- [Provided data]
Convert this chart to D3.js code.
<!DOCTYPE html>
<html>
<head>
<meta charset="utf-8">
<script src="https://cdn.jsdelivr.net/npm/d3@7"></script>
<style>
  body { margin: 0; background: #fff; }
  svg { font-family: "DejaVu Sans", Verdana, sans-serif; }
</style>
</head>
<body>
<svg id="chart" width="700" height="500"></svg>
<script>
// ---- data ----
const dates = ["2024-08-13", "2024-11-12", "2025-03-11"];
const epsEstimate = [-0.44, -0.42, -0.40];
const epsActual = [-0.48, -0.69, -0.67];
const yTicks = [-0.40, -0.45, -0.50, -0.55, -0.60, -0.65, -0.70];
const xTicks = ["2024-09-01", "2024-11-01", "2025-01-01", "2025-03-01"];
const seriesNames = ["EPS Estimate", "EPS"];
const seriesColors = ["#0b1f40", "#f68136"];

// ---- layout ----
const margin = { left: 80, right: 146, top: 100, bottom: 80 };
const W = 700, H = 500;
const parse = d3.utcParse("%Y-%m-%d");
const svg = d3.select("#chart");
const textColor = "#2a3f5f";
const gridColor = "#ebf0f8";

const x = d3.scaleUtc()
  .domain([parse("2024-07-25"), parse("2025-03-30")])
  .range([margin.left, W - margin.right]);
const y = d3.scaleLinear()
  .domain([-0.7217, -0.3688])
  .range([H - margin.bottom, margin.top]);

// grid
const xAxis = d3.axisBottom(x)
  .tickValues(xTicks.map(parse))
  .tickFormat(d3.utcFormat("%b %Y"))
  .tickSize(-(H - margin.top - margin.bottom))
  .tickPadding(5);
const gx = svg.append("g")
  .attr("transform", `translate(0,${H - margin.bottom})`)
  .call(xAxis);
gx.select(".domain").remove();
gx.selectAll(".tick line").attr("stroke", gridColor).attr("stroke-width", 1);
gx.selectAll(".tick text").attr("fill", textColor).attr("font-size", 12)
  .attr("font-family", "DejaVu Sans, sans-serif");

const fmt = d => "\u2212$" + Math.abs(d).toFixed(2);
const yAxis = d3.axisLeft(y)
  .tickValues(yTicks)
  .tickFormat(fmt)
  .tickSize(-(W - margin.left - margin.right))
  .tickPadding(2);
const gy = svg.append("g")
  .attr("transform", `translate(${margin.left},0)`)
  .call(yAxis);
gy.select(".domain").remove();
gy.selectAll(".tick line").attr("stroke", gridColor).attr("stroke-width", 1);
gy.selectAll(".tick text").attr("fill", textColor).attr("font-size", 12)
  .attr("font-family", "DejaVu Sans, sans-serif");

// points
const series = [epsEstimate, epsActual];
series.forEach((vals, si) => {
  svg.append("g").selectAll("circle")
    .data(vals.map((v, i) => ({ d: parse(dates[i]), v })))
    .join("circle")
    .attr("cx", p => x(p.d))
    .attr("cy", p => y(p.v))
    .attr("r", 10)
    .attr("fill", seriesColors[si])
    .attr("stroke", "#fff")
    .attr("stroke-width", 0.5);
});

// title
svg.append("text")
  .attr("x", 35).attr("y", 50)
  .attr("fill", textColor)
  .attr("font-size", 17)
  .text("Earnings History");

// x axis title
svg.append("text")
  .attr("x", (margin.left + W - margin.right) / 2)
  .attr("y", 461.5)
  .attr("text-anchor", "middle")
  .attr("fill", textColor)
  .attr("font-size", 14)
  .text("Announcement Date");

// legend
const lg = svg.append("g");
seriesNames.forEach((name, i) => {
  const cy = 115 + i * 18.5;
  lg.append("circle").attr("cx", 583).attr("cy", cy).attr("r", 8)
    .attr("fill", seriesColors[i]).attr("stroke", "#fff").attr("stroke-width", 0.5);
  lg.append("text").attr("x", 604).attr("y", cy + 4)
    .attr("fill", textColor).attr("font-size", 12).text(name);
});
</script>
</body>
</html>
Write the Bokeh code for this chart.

- [To be done] Count how many lines contain "this" and give only that count.

- [Response to the task] 2